Task statement: Copy all lines below exactly as written. Leave pictures out.
::: Raw data
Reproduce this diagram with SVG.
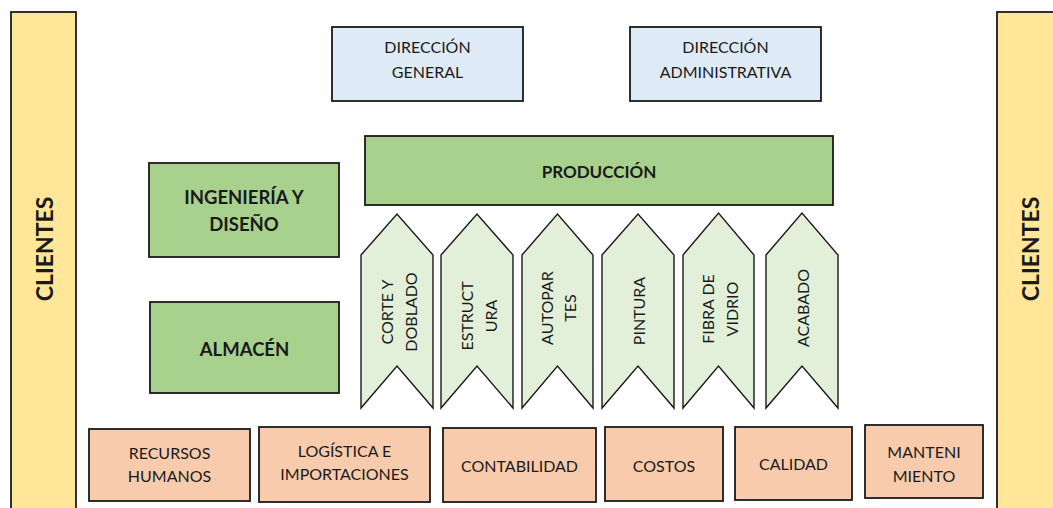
<svg xmlns="http://www.w3.org/2000/svg" width="1053" height="508" viewBox="0 0 1053 508">
<style>
.box{stroke:#1a1a1a;stroke-width:1.8}
.cli{fill:#FFE699}
.blue{fill:#DEEBF7}
.green{fill:#A9D18E}
.chev{fill:#E2F0D9;stroke:#1a1a1a;stroke-width:1.4;stroke-linejoin:miter}
.orange{fill:#F8CBAD}
text{font-family:Lato,"Open Sans","Liberation Sans",sans-serif;fill:#1a1a1a;text-anchor:middle;dominant-baseline:central;font-size:16px}
.b{font-weight:bold;font-size:17px}
.bl{font-weight:bold;font-size:18.5px}
.cl{font-weight:bold;font-size:23px}
</style>
<rect width="1053" height="508" fill="#ffffff"/>
<g id="clientes-left"><rect class="box cli" x="11" y="12" width="65" height="500"/><text class="cl" transform="translate(44,249) rotate(-90)">CLIENTES</text></g>
<g id="clientes-right"><rect class="box cli" x="997" y="12" width="65" height="500"/><text class="cl" transform="translate(1030,249) rotate(-90)">CLIENTES</text></g>
<g id="direccion-general"><rect class="box blue" x="332" y="27" width="191" height="74"/><text x="427.5" y="46">DIRECCIÓN</text><text x="427.5" y="71">GENERAL</text></g>
<g id="direccion-administrativa"><rect class="box blue" x="630" y="27" width="191" height="74"/><text x="725.5" y="46">DIRECCIÓN</text><text x="725.5" y="71">ADMINISTRATIVA</text></g>
<g id="produccion"><rect class="box green" x="365" y="136" width="468" height="69"/><text class="b" x="599" y="171">PRODUCCIÓN</text></g>
<g id="ingenieria"><rect class="box green" x="149" y="163" width="190" height="94"/><text class="bl" x="244" y="197">INGENIERÍA Y</text><text class="bl" x="244" y="224">DISEÑO</text></g>
<g id="almacen"><rect class="box green" x="150" y="302" width="189" height="91"/><text class="bl" x="244.5" y="349">ALMACÉN</text></g>
<g id="corte"><path class="chev" d="M361,255 L397,214 L433,255 L433,408 L397,366 L361,408 Z"/><text transform="translate(386,312) rotate(-90)">CORTE Y</text><text transform="translate(410,312) rotate(-90)">DOBLADO</text></g>
<g id="estructura"><path class="chev" d="M441,255 L477,214 L513,255 L513,408 L477,366 L441,408 Z"/><text transform="translate(466,316) rotate(-90)">ESTRUCT</text><text transform="translate(490,316) rotate(-90)">URA</text></g>
<g id="autopartes"><path class="chev" d="M522,255 L557.5,214 L593,255 L593,408 L557.5,366 L522,408 Z"/><text transform="translate(546,308) rotate(-90)">AUTOPAR</text><text transform="translate(569,308) rotate(-90)">TES</text></g>
<g id="pintura"><path class="chev" d="M602,255 L638,214 L674,255 L674,408 L638,366 L602,408 Z"/><text transform="translate(638,311) rotate(-90)">PINTURA</text></g>
<g id="fibra"><path class="chev" d="M683,255 L718.5,213 L754,255 L754,408 L718.5,366 L683,408 Z"/><text transform="translate(707,309) rotate(-90)">FIBRA DE</text><text transform="translate(731,309) rotate(-90)">VIDRIO</text></g>
<g id="acabado"><path class="chev" d="M766,255 L802,213 L838,255 L838,408 L802,366 L766,408 Z"/><text transform="translate(802,308) rotate(-90)">ACABADO</text></g>
<g id="recursos"><rect class="box orange" x="89" y="429" width="161" height="72"/><text x="169.5" y="452">RECURSOS</text><text x="169.5" y="475">HUMANOS</text></g>
<g id="logistica"><rect class="box orange" x="259" y="427" width="171" height="75"/><text x="344.5" y="450">LOGÍSTICA E</text><text x="344.5" y="473">IMPORTACIONES</text></g>
<g id="contabilidad"><rect class="box orange" x="443" y="428" width="153" height="74"/><text x="519.5" y="465">CONTABILIDAD</text></g>
<g id="costos"><rect class="box orange" x="605" y="427" width="118" height="74"/><text x="664" y="465">COSTOS</text></g>
<g id="calidad"><rect class="box orange" x="735" y="427" width="117" height="73"/><text x="793.5" y="463">CALIDAD</text></g>
<g id="mantenimiento"><rect class="box orange" x="865" y="425" width="118" height="73"/><text x="924" y="451">MANTENI</text><text x="924" y="475">MIENTO</text></g>
<g id="connectors"></g>
</svg>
::::::
Output:
Reproduce this diagram with SVG.
<svg xmlns="http://www.w3.org/2000/svg" width="1053" height="508" viewBox="0 0 1053 508">
<style>
.box{stroke:#1a1a1a;stroke-width:1.8}
.cli{fill:#FFE699}
.blue{fill:#DEEBF7}
.green{fill:#A9D18E}
.chev{fill:#E2F0D9;stroke:#1a1a1a;stroke-width:1.4;stroke-linejoin:miter}
.orange{fill:#F8CBAD}
text{font-family:Lato,"Open Sans","Liberation Sans",sans-serif;fill:#1a1a1a;text-anchor:middle;dominant-baseline:central;font-size:16px}
.b{font-weight:bold;font-size:17px}
.bl{font-weight:bold;font-size:18.5px}
.cl{font-weight:bold;font-size:23px}
</style>
<rect width="1053" height="508" fill="#ffffff"/>
<g id="clientes-left"><rect class="box cli" x="11" y="12" width="65" height="500"/><text class="cl" transform="translate(44,249) rotate(-90)">CLIENTES</text></g>
<g id="clientes-right"><rect class="box cli" x="997" y="12" width="65" height="500"/><text class="cl" transform="translate(1030,249) rotate(-90)">CLIENTES</text></g>
<g id="direccion-general"><rect class="box blue" x="332" y="27" width="191" height="74"/><text x="427.5" y="46">DIRECCIÓN</text><text x="427.5" y="71">GENERAL</text></g>
<g id="direccion-administrativa"><rect class="box blue" x="630" y="27" width="191" height="74"/><text x="725.5" y="46">DIRECCIÓN</text><text x="725.5" y="71">ADMINISTRATIVA</text></g>
<g id="produccion"><rect class="box green" x="365" y="136" width="468" height="69"/><text class="b" x="599" y="171">PRODUCCIÓN</text></g>
<g id="ingenieria"><rect class="box green" x="149" y="163" width="190" height="94"/><text class="bl" x="244" y="197">INGENIERÍA Y</text><text class="bl" x="244" y="224">DISEÑO</text></g>
<g id="almacen"><rect class="box green" x="150" y="302" width="189" height="91"/><text class="bl" x="244.5" y="349">ALMACÉN</text></g>
<g id="corte"><path class="chev" d="M361,255 L397,214 L433,255 L433,408 L397,366 L361,408 Z"/><text transform="translate(386,312) rotate(-90)">CORTE Y</text><text transform="translate(410,312) rotate(-90)">DOBLADO</text></g>
<g id="estructura"><path class="chev" d="M441,255 L477,214 L513,255 L513,408 L477,366 L441,408 Z"/><text transform="translate(466,316) rotate(-90)">ESTRUCT</text><text transform="translate(490,316) rotate(-90)">URA</text></g>
<g id="autopartes"><path class="chev" d="M522,255 L557.5,214 L593,255 L593,408 L557.5,366 L522,408 Z"/><text transform="translate(546,308) rotate(-90)">AUTOPAR</text><text transform="translate(569,308) rotate(-90)">TES</text></g>
<g id="pintura"><path class="chev" d="M602,255 L638,214 L674,255 L674,408 L638,366 L602,408 Z"/><text transform="translate(638,311) rotate(-90)">PINTURA</text></g>
<g id="fibra"><path class="chev" d="M683,255 L718.5,213 L754,255 L754,408 L718.5,366 L683,408 Z"/><text transform="translate(707,309) rotate(-90)">FIBRA DE</text><text transform="translate(731,309) rotate(-90)">VIDRIO</text></g>
<g id="acabado"><path class="chev" d="M766,255 L802,213 L838,255 L838,408 L802,366 L766,408 Z"/><text transform="translate(802,308) rotate(-90)">ACABADO</text></g>
<g id="recursos"><rect class="box orange" x="89" y="429" width="161" height="72"/><text x="169.5" y="452">RECURSOS</text><text x="169.5" y="475">HUMANOS</text></g>
<g id="logistica"><rect class="box orange" x="259" y="427" width="171" height="75"/><text x="344.5" y="450">LOGÍSTICA E</text><text x="344.5" y="473">IMPORTACIONES</text></g>
<g id="contabilidad"><rect class="box orange" x="443" y="428" width="153" height="74"/><text x="519.5" y="465">CONTABILIDAD</text></g>
<g id="costos"><rect class="box orange" x="605" y="427" width="118" height="74"/><text x="664" y="465">COSTOS</text></g>
<g id="calidad"><rect class="box orange" x="735" y="427" width="117" height="73"/><text x="793.5" y="463">CALIDAD</text></g>
<g id="mantenimiento"><rect class="box orange" x="865" y="425" width="118" height="73"/><text x="924" y="451">MANTENI</text><text x="924" y="475">MIENTO</text></g>
<g id="connectors"></g>
</svg>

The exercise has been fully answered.